I've been experimenting with a slight modification of your original code, which can be found on the Hugging Face Model Hub under "Rostlab/prot_bert". Here is the variant I have been working with:

from transformers import BertForMaskedLM, BertTokenizer, pipeline

tokenizer = BertTokenizer.from_pretrained("Rostlab/prot_bert", do_lower_case=False)
model = BertForMaskedLM.from_pretrained("Rostlab/prot_bert")
unmasker = pipeline('fill-mask', model=model, tokenizer=tokenizer)

unmasker('D [MASK] I [MASK] T S')

I took the liberty to introduce multiple masks within the input sequence 'D [MASK] I [MASK] T S'. However, upon running the model, I realized that the masks were seemingly inferred independently.

The results provided were as follows:

[...
{'score': 0.08988600969314575, 'token': 10, 'token_str': 'S', 'sequence': '[CLS] D S I [MASK] T S [SEP]'},
...
{'score': 0.05809782072901726, 'token': 8, 'token_str': 'V', 'sequence': '[CLS] D [MASK] I V T S [SEP]'}
...]

From the results, it appears that for the prediction 'V' for the second [MASK] in the sequence '[CLS] D [MASK] I V T S [SEP]', it did not incorporate the result from the first [MASK] ('S') which had been inferred earlier in the sequence '[CLS] D S I [MASK] T S [SEP]'.

I was wondering if this inference of each mask is indeed independent of others. If that is the case, I am keen to learn whether there is an approach that would allow for simultaneous prediction of all the masks, rather than handling them one at a time. Any insights or pointers would be greatly appreciated.

Thank you for your time and consideration. I look forward to your response.

Best regards,

G.V.

mheinzinger commented 1 year ago

Hi Gundalav, Sorry somehow your issue slipped through; first of all: I only have little experience with the automated pipelines of HF so I can not rule out that there are some undesired side-effects attached to it. From a plain model perspective, ignoring the pipeline, you are right: all [MASK] tokens introduced in a sequence should be inferred simultaneously. So if you feed in a sequence of Length 6 (as you did), you should get 6 output logits, one per token (even for those that were not masked). From those logits you should then be able to derive the probability of the most likely token at this position.

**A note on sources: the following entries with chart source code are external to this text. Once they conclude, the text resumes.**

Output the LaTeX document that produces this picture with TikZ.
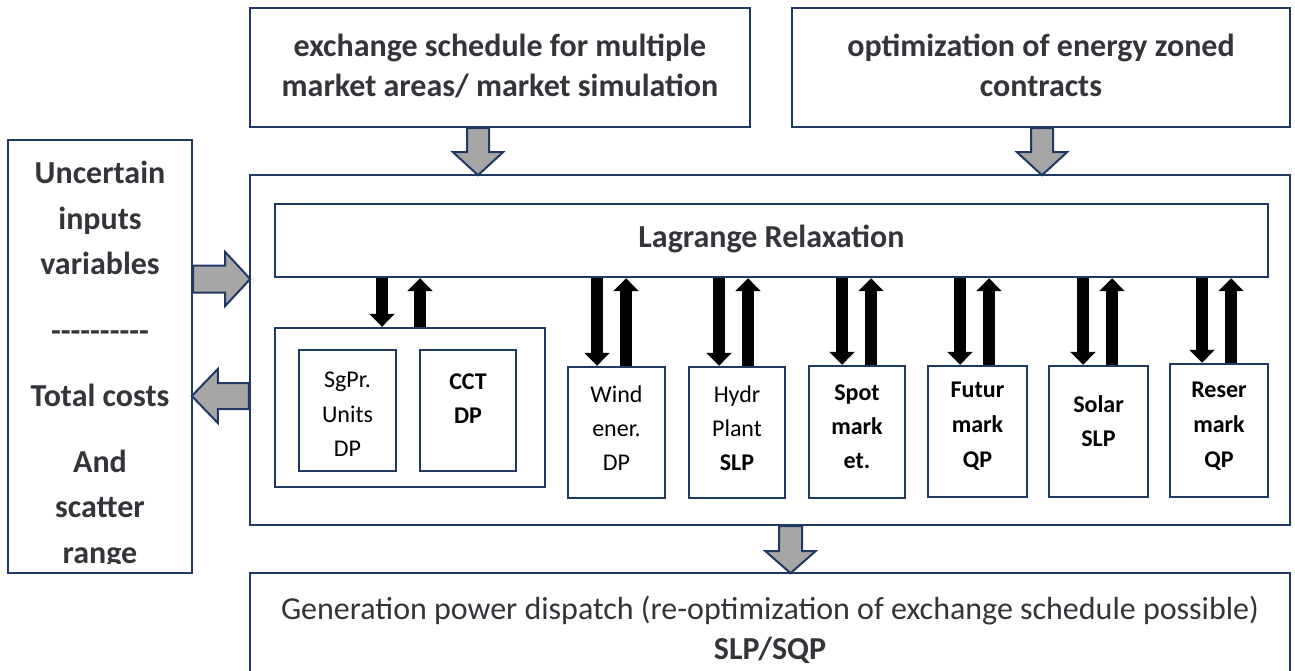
\documentclass[tikz,border=0pt]{standalone}
\usepackage{fontspec}
\setmainfont{Carlito}
\usetikzlibrary{arrows.meta,calc}

\definecolor{navy}{RGB}{31,56,100}
\definecolor{arrowgray}{RGB}{166,166,166}
\definecolor{txtgray}{RGB}{52,52,58}

\tikzset{
  frame/.style={draw=navy, line width=2.4pt, fill=white, inner sep=0pt, rectangle},
  bigtxt/.style={font=\fontsize{32}{40}\selectfont\bfseries, text=txtgray, align=center, inner sep=0pt},
  sidetxt/.style={font=\fontsize{32}{45.5}\selectfont\bfseries, text=txtgray, align=center, inner sep=0pt},
  subtxt/.style={font=\fontsize{24}{34}\selectfont, text=black, align=center, inner sep=0pt},
  subbold/.style={subtxt, font=\fontsize{24}{34}\selectfont\bfseries},
  graybody/.style={draw=navy, line width=2pt, fill=arrowgray, line join=miter},
  blackarrow/.style={line width=12pt, draw=black, -{Triangle[width=25pt,length=13pt]}},
}

% block arrow: start point, direction angle, length, half shaft, half head, head length
\newcommand\blockarrow[6]{%
  \draw[graybody, shift={#1}, rotate=#2]
    (0,-#4) -- ({#3-#6},-#4) -- ({#3-#6},-#5) -- (#3,0) -- ({#3-#6},#5)
    -- ({#3-#6},#4) -- (0,#4) -- cycle;}

\begin{document}
\begin{tikzpicture}[x=1pt,y=-1pt]
\clip (0,0) rectangle (1295,671);
\fill[white] (0,0) rectangle (1295,671);

% top input boxes
\node[frame, minimum width=500pt, minimum height=119pt] (xch) at (500,67.5) {};
\node[bigtxt] (xchT) at ($(xch.center)+(0,-2)$) {exchange schedule for multiple\\market areas/ market simulation};
\node[frame, minimum width=498pt, minimum height=119pt] (opt) at (1041,67.5) {};
\node[bigtxt] (optT) at ($(opt.center)+(0,-2)$) {optimization of energy zoned\\contracts};

% side box
\node[frame, minimum width=184pt, minimum height=433pt] (side) at (100,356.5) {};
\begin{scope}
  \clip (10,141) rectangle (190,563);
  \node[sidetxt, anchor=north] (sideT) at (100,161)
    {Uncertain\\inputs\\variables\\[21pt]-{}-{}-{}-{}-{}-{}-{}-{}-{}-\\[20pt]Total costs\\[20pt]And\\scatter\\range};
\end{scope}

% main block
\node[frame, minimum width=1040pt, minimum height=350pt] (main) at (770,350) {};
\node[frame, minimum width=993pt, minimum height=73pt] (lag) at (771.5,240.5) {};
\node[bigtxt] (lagT) at ($(lag.center)+(0,-2)$) {Lagrange Relaxation};

% unit group
\node[frame, minimum width=270pt, minimum height=159pt] (grp) at (410,407.5) {};
\node[frame, minimum width=97pt, minimum height=121pt] (sgpr) at (347.5,410.5) {};
\node[subtxt, anchor=north, font=\fontsize{24}{34.5}\selectfont] at ($(sgpr.north)+(0,23)$) {SgPr.\\Units\\DP};
\node[frame, minimum width=96pt, minimum height=121pt] (cct) at (468,410.5) {};
\node[subbold, anchor=north] at ($(cct.north)+(0,25)$) {CCT\\DP};

% subproblem boxes
\node[frame, minimum width=97pt, minimum height=131pt] (wind) at (616.5,432.5) {};
\node[subtxt, anchor=north] at ($(wind.north)+(0,20)$) {Wind\\ener.\\DP};
\node[frame, minimum width=96pt, minimum height=131pt] (hydr) at (737,432.5) {};
\node[subtxt, anchor=north] at ($(hydr.north)+(0,20)$) {Hydr\\Plant\\\textbf{SLP}};
\node[frame, minimum width=96pt, minimum height=132pt] (spot) at (857,432) {};
\node[subbold, anchor=north] at ($(spot.north)+(0,20)$) {Spot\\mark\\et.};
\node[frame, minimum width=99pt, minimum height=131pt] (futr) at (977.5,431.5) {};
\node[subbold, anchor=north, font=\fontsize{24}{35}\selectfont\bfseries] at ($(futr.north)+(0,17)$) {Futur\\mark\\QP};
\node[frame, minimum width=99pt, minimum height=131pt] (solr) at (1098.5,431.5) {};
\node[subbold, anchor=north] at ($(solr.north)+(0,31)$) {Solar\\SLP};
\node[frame, minimum width=98pt, minimum height=133pt] (resr) at (1219,430.5) {};
\node[subbold, anchor=north, font=\fontsize{24}{35}\selectfont\bfseries] at ($(resr.north)+(0,19)$) {Reser\\mark\\QP};

% output box
\node[frame, minimum width=1040pt, minimum height=120pt] (disp) at (770,633) {};
\node[bigtxt, font=\fontsize{32}{40}\selectfont, anchor=north] (dispT) at (770,596)
  {Generation power dispatch (re-optimization of exchange schedule possible)\\\textbf{SLP/SQP}};

% gray flow arrows
\coordinate (ax1) at (478,0);
\coordinate (ax2) at (1042,0);
\coordinate (ax3) at (790.5,0);
\coordinate (ay1) at (0,279);
\coordinate (ay2) at (0,396);
\blockarrow{(xch.south -| ax1)}{-90}{47}{11}{25}{23}
\blockarrow{(opt.south -| ax2)}{-90}{47}{11}{25}{23}
\blockarrow{(main.south -| ax3)}{-90}{47}{11.5}{25}{22}
\blockarrow{(side.east |- ay1)}{0}{57}{13.5}{27}{25}
\blockarrow{(main.west |- ay2)}{180}{57}{13}{27}{26}

% coordination arrows between master problem and subproblems
\foreach \bx/\xd/\xu in {grp/382/420, wind/597/626, hydr/719/748, spot/842/871,
                          futr/960/989, solr/1083/1112, resr/1202/1231} {
  \coordinate (d-\bx) at (\xd,0);
  \coordinate (u-\bx) at (\xu,0);
  \draw[blackarrow] (lag.south -| d-\bx) -- (\bx.north -| d-\bx);
  \draw[blackarrow] (\bx.north -| u-\bx) -- (lag.south -| u-\bx);
}
\end{tikzpicture}
\end{document}
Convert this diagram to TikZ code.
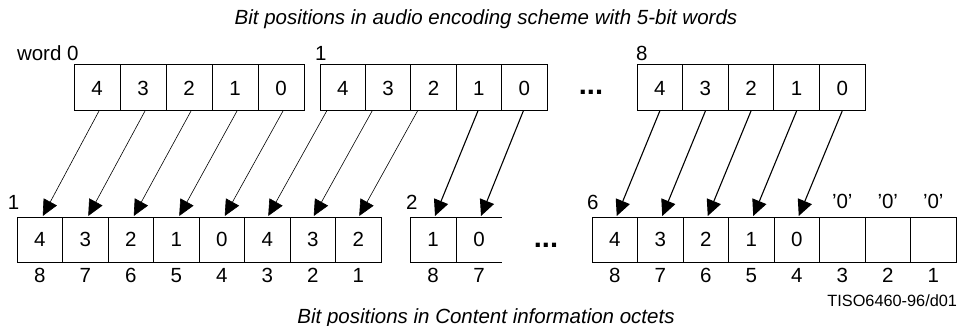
\documentclass[tikz,border=0pt]{standalone}
\usepackage{fontspec}
\setmainfont{Liberation Sans}
\usetikzlibrary{arrows.meta}
\tikzset{
  bitcell/.style={draw,line width=1pt,inner sep=0pt,outer sep=0pt,font=\fontsize{20.5}{20.5}\selectfont},
  txt/.style={inner sep=0pt,outer sep=0pt,font=\fontsize{20.5}{20.5}\selectfont},
  caption/.style={inner sep=0pt,anchor=base,font=\fontsize{20.5}{20.5}\selectfont\itshape},
  dots/.style={inner sep=0pt,font=\fontsize{29}{29}\selectfont\bfseries},
  thinarrow/.style={-{Triangle[length=16pt,width=15pt]},line width=0.6pt},
  boldarrow/.style={-{Triangle[length=16pt,width=15pt]},line width=1.1pt}
}
\begin{document}
\begin{tikzpicture}[x=1pt,y=-1pt]
\useasboundingbox (0,0) rectangle (959,326);
\node[caption] (toptitle) at (486,25) {Bit positions in audio encoding scheme with 5-bit words};
\node[caption] (bottitle) at (486,323) {Bit positions in Content information octets};
\node[txt,anchor=base east,font=\fontsize{16.3}{16.3}\selectfont] (figid) at (957,306.5) {TISO6460-96/d01};
% 5-bit words
\foreach \b [count=\i] in {4,3,2,1,0} {
  \node[bitcell,minimum width=46pt,minimum height=46pt] (wA\i) at ({74+46*(\i-0.5)},88) {\b};
  \node[bitcell,minimum width=45.4pt,minimum height=46pt] (wB\i) at ({320+45.4*(\i-0.5)},88) {\b};
  \node[bitcell,minimum width=45.6pt,minimum height=46pt] (wC\i) at ({637+45.6*(\i-0.5)},88) {\b};
}
\node[txt,anchor=base west] (labA) at (17,61) {word 0};
\node[txt,anchor=base west] (labB) at (315,61) {1};
\node[txt,anchor=base west] (labC) at (636,61) {8};
\node[dots,anchor=base] (dotsA) at (591,95) {...};
% octets
\foreach \b [count=\i] in {4,3,2,1,0,4,3,2} {
  \node[bitcell,minimum width=45.5pt,minimum height=45pt] (oA\i) at ({17+45.5*(\i-0.5)},239.5) {\b};
}
\node[bitcell,minimum width=46pt,minimum height=45pt] (oB1) at (433,239.5) {1};
\node[txt,minimum width=46pt,minimum height=45pt] (oB2) at (479,239.5) {0};
\draw[line width=1pt] (oB2.north west) -- (oB2.north east) (oB2.south west) -- (oB2.south east);
\foreach \b [count=\i] in {4,3,2,1,0,{},{},{}} {
  \node[bitcell,minimum width=45.5pt,minimum height=45pt] (oC\i) at ({592+45.5*(\i-0.5)},239.5) {\b};
}
\foreach \i in {6,7,8} \node[txt,anchor=base] (zero\i) at (oC\i |- 0,208) {'0'};
\foreach \n [count=\i] in {8,7,6,5,4,3,2,1} {
  \node[txt,anchor=base] (nA\i) at (oA\i |- 0,282) {\n};
  \node[txt,anchor=base] (nC\i) at (oC\i |- 0,282) {\n};
}
\node[txt,anchor=base] (nB1) at (oB1 |- 0,282) {8};
\node[txt,anchor=base] (nB2) at (oB2 |- 0,282) {7};
\node[txt,anchor=base west] (labD) at (8,210) {1};
\node[txt,anchor=base west] (labE) at (406,210) {2};
\node[txt,anchor=base west] (labF) at (587,210) {6};
\node[dots,anchor=base] (dotsB) at (546,247) {...};
% bit moves
\foreach \i in {1,...,5}
  \draw[thinarrow] ([xshift=2pt]wA\i.south) -- ([xshift=3pt,yshift=1pt]oA\i.north);
\foreach \i/\j in {1/6,2/7,3/8}
  \draw[thinarrow] ([xshift=-16pt]wB\i.south) -- ([xshift=1pt,yshift=1pt]oA\j.north);
\foreach \i/\j in {4/1,5/2}
  \draw[boldarrow] ([xshift=-1pt]wB\i.south) -- ([xshift=2pt,yshift=1pt]oB\j.north);
\foreach \i in {1,...,5}
  \draw[boldarrow] (wC\i.south) -- ([xshift=2pt,yshift=1pt]oC\i.north);
\end{tikzpicture}
\end{document}
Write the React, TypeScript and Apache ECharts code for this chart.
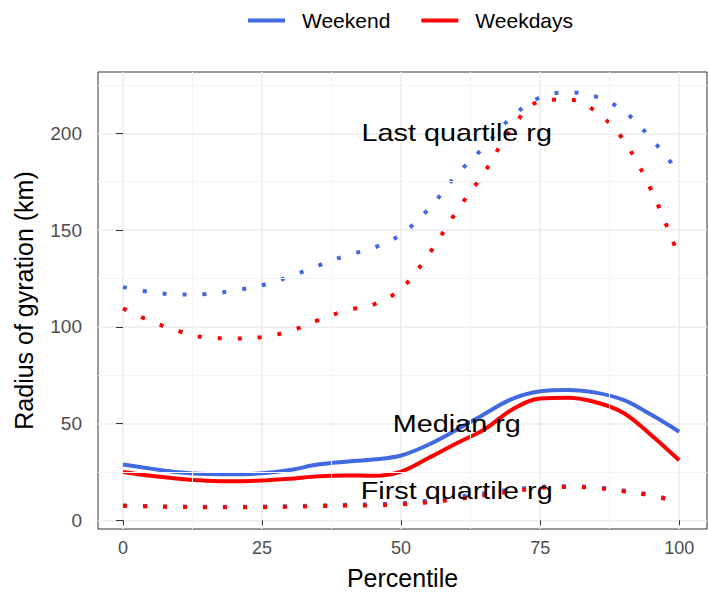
import React, { useEffect, useRef } from "react";
import * as echarts from "echarts";

// Percentile positions at which the curves were read
const percentiles = [0, 5, 10, 15, 20, 25, 30, 35, 40, 45, 50, 55, 60, 65, 70, 75, 80, 85, 90, 95, 100];

// Weekend (blue)
const weekendLastQuartile = [120.5, 118, 116.7, 116.9, 118.8, 121.5, 126, 131.5, 136.7, 140.8, 147.8, 161, 178.6, 193.2, 208.8, 218.6, 221.2, 219, 211.6, 197.2, 179.5];
const weekendMedian = [28.8, 26.7, 24.8, 23.9, 23.8, 24.3, 26, 28.8, 30.3, 31.4, 33.5, 39.2, 46.8, 55, 62.8, 66.7, 67.4, 66, 62.2, 54.5, 45.8];
const weekendFirstQuartile = [7.7, 7.3, 7.1, 7, 7, 7.1, 7.3, 7.6, 8, 8.3, 8.9, 10.2, 12, 14, 15.9, 17.3, 17.6, 17, 15.4, 13.1, 9.6];

// Weekdays (red)
const weekdaysLastQuartile = [109.5, 102.9, 97.8, 94.4, 94, 94.7, 97.8, 103.3, 108.4, 111.5, 119.6, 137.6, 159.8, 180, 203.1, 216.6, 217.5, 211.3, 196.4, 170.5, 136];
const weekdaysMedian = [25, 23, 21.5, 20.5, 20.2, 20.6, 21.5, 22.7, 23.2, 23, 25.2, 32.3, 39.8, 47, 57.3, 63, 63.3, 61, 55.5, 44, 31];
const weekdaysFirstQuartile = [7.5, 7.1, 6.9, 6.8, 6.8, 6.8, 7, 7.3, 7.6, 7.7, 8.2, 9.3, 10.9, 12.9, 14.9, 16.7, 17.2, 16.7, 15, 12.8, 9.2];

// Axes
const xTicks = [0, 25, 50, 75, 100];
const yTicks = [0, 50, 100, 150, 200];
const xMinor = [12.5, 37.5, 62.5, 87.5];
const yMinor = [25, 75, 125, 175, 225];

// Annotations
const annotationLabels = ["Last quartile rg", "Median rg", "First quartile rg"];
const annotationX = [60, 60, 60];
const annotationY = [200, 50, 15];

const BLUE = "#4169E1";
const RED = "#FF0000";
const FONT = "'Liberation Sans', Arial, Helvetica, sans-serif";

export default function App() {
  const ref = useRef<HTMLDivElement>(null);

  useEffect(() => {
    if (!ref.current) return;
    const chart = echarts.init(ref.current, undefined, { renderer: "svg" });
    const zip = (ys: number[]) => percentiles.map((x, i) => [x, ys[i]]);
    const mk = (name: string, color: string, ys: number[], dotted: boolean) => ({
      type: "line",
      name,
      data: zip(ys),
      smooth: 0.35,
      showSymbol: false,
      symbol: "none",
      silent: true,
      z: 3,
      itemStyle: { color },
      lineStyle: { color, width: 4, type: dotted ? [4, 16] : "solid", cap: "butt" },
    });

    chart.setOption({
      animation: false,
      backgroundColor: "#ffffff",
      textStyle: { fontFamily: FONT },
      legend: {
        data: ["Weekend", "Weekdays"],
        left: 243,
        top: 5,
        icon: "rect",
        itemWidth: 37,
        itemHeight: 4,
        itemGap: 31,
        textStyle: { fontSize: 21, color: "#000", fontFamily: FONT, padding: [0, 0, 0, 12] },
      },
      grid: {
        left: 98,
        right: 1,
        top: 72,
        bottom: 66,
        show: true,
        borderColor: "#333333",
        borderWidth: 1,
        backgroundColor: "transparent",
      },
      xAxis: {
        type: "value",
        min: -4.5,
        max: 105,
        axisLine: { show: false },
        axisTick: { show: true, length: 5, lineStyle: { color: "#333333", width: 1 }, customValues: xTicks },
        axisLabel: { customValues: xTicks, color: "#4D4D4D", fontSize: 18, margin: 10, fontFamily: FONT },
        splitLine: { show: true, lineStyle: { color: "#EBEBEB", width: 1.5 } },
        name: "Percentile",
        nameLocation: "middle",
        nameGap: 36,
        nameTextStyle: { fontSize: 25, color: "#000", fontFamily: FONT },
      },
      yAxis: {
        type: "value",
        min: -4.5,
        max: 231.7,
        axisLine: { show: false },
        axisTick: { show: true, length: 7, lineStyle: { color: "#333333", width: 1 }, customValues: yTicks },
        axisLabel: { customValues: yTicks, color: "#4D4D4D", fontSize: 19, margin: 16, fontFamily: FONT },
        splitLine: { show: true, lineStyle: { color: "#EBEBEB", width: 1.5 } },
        name: "Radius of gyration (km)",
        nameLocation: "middle",
        nameRotate: 90,
        nameGap: 62,
        nameTextStyle: { fontSize: 25, color: "#000", fontFamily: FONT },
      },
      series: [
        {
          type: "line",
          name: "minor-grid",
          data: [],
          silent: true,
          z: 1,
          markLine: {
            silent: true,
            symbol: ["none", "none"],
            label: { show: false },
            lineStyle: { color: "#F4F4F4", width: 1, type: "solid" },
            data: [...xMinor.map((v) => ({ xAxis: v })), ...yMinor.map((v) => ({ yAxis: v }))],
          },
        },
        mk("Weekend", BLUE, weekendLastQuartile, true),
        mk("Weekend", BLUE, weekendMedian, false),
        mk("Weekend", BLUE, weekendFirstQuartile, true),
        mk("Weekdays", RED, weekdaysLastQuartile, true),
        mk("Weekdays", RED, weekdaysMedian, false),
        mk("Weekdays", RED, weekdaysFirstQuartile, true),
      ],
    });

    const graphics = annotationLabels.map((t, i) => {
      const p = chart.convertToPixel({ gridIndex: 0 }, [annotationX[i], annotationY[i]]) as number[];
      return {
        type: "text",
        x: p[0],
        y: p[1],
        scaleX: 1.2,
        z: 100,
        silent: true,
        style: {
          text: t,
          fontSize: 24,
          fill: "#000",
          align: "center",
          verticalAlign: "middle",
          fontFamily: FONT,
        },
      };
    });
    chart.setOption({ graphic: graphics });

    return () => chart.dispose();
  }, []);

  return (
    <div
      ref={ref}
      style={{ position: "fixed", left: 0, top: 0, width: 708, height: 595, background: "#fff" }}
    />
  );
}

For not-masked tokens this is usually just copy&paste of the input (though not always! - due to (Prot)BERT's pre-training, you can have cases where a token is not replaced by a [MASK] but rather by another randomly chosen token or simply by itself), but for masked tokens you should get a probability of the most likely amino acid at this position given non-masked context.